We here include such provisions as most specifically and directly bear upon such topics. But many provisions not here included have, or may have, a more or less direct bearing thereupon, such as penal provisions against extortion, libel, malicious mischief and threats; provisions for the incorporation of labor organizations, and the establishment of official boards of arbitration to settle disputes between employee and employer. So we omit reference to many provisions of a special character, such as those relating to seamen. So, as being for the most part obsolete, provisions solely applicable to apprentices. Provisions on the subject of conspiracy are not referred to, except as specially bearing upon the topic under consideration.

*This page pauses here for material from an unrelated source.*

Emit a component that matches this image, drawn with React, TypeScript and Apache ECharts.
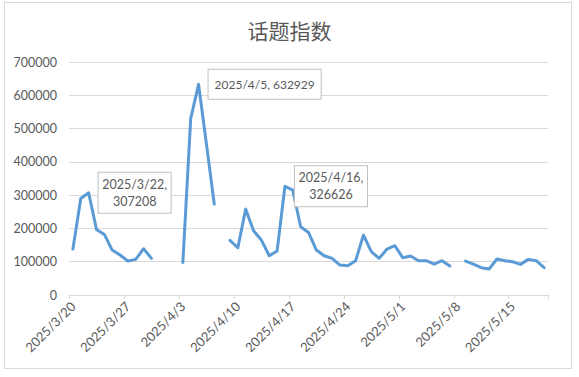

ALABAMA: By Criminal Code (1896), § 5504, it is a crime to entice away an apprentice or servant; by § 5505, to knowingly entice away a laborer or servant under contract; by § 5511, to "by force or threats of violence to person or property, prevent or seek to prevent another from doing work, or furnishing materials, or from contracting to do work, or furnish materials, for or to any person engaged in any lawful business, or disturb, interfere with, or prevent, or in any manner attempt to prevent, the peaceable exercise of any lawful industry, business or calling by any other person."

CALIFORNIA: By Penal Code, § 646, it is a crime to "wilfully and knowingly aid, assist or encourage to run away, or harbor or conceal, any person bound or held to service or labor; " by § 679, to coerce a person to agree not to join a labor organization as a condition of being employed.